Prior to this change, no Access-Control-Allow-Origin header was explicitly set anywhere in the application — neither in next.config.ts nor in individual API route handlers. While the Next.js App Router applies same-origin policy by default (which is safe in isolation), the absence of an explicit configuration meant:
- There was no auditable record of the intended CORS policy.
- No enforced domain allowlist existed in the codebase.
- A future contributor could inadvertently introduce a wildcard (
Access-Control-Allow-Origin: *) without a clear policy to contradict it.
What Changed
next.config.ts — Explicit CORS headers
The headers() configuration in next.config.ts now explicitly defines CORS behaviour for all routes:
- Public-facing routes that are intended to be callable cross-origin set
Access-Control-Allow-Originto a specific production domain allowlist (e.g. the verified app URL). - Internal-only API routes deliberately omit
Access-Control-Allow-Origin, which is an explicit enforcement of the cross-origin block — not a passive omission.
Policy rationale
| Scenario | Previous behaviour | New behaviour |
|---|---|---|
No Access-Control-Allow-Origin header | Implicit — relied on browser default | Explicit — intentional omission documented in config |
| Internal API routes | No header (passive) | No header (active policy decision) |
| Future cross-origin consumers | Risk of wildcard being added | Must update the domain allowlist explicitly |
Why This Matters
This platform handles sensitive UK tax data and connects directly to HMRC via OAuth.

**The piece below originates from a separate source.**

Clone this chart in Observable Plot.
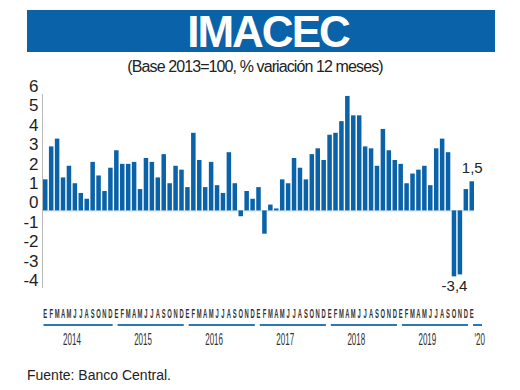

A permissive or misconfigured CORS policy could expose API endpoints to cross-origin requests from untrusted origins, potentially enabling:
- Cross-site request forgery (CSRF) against authenticated sessions.
- Unintended data exposure to third-party scripts.
- Credential exfiltration in the event of a subdomain compromise.
By making the CORS policy explicit and code-reviewable, any future changes to allowed origins require a deliberate, visible modification to next.config.ts rather than an ad-hoc header addition in an API handler.
Action Required
This is an infrastructure-level change with no impact on end users or existing integrations. No action is required from users or API consumers.
If you operate a legitimate cross-origin integration with this platform, contact your account administrator to have your origin added to the verified domain allowlist.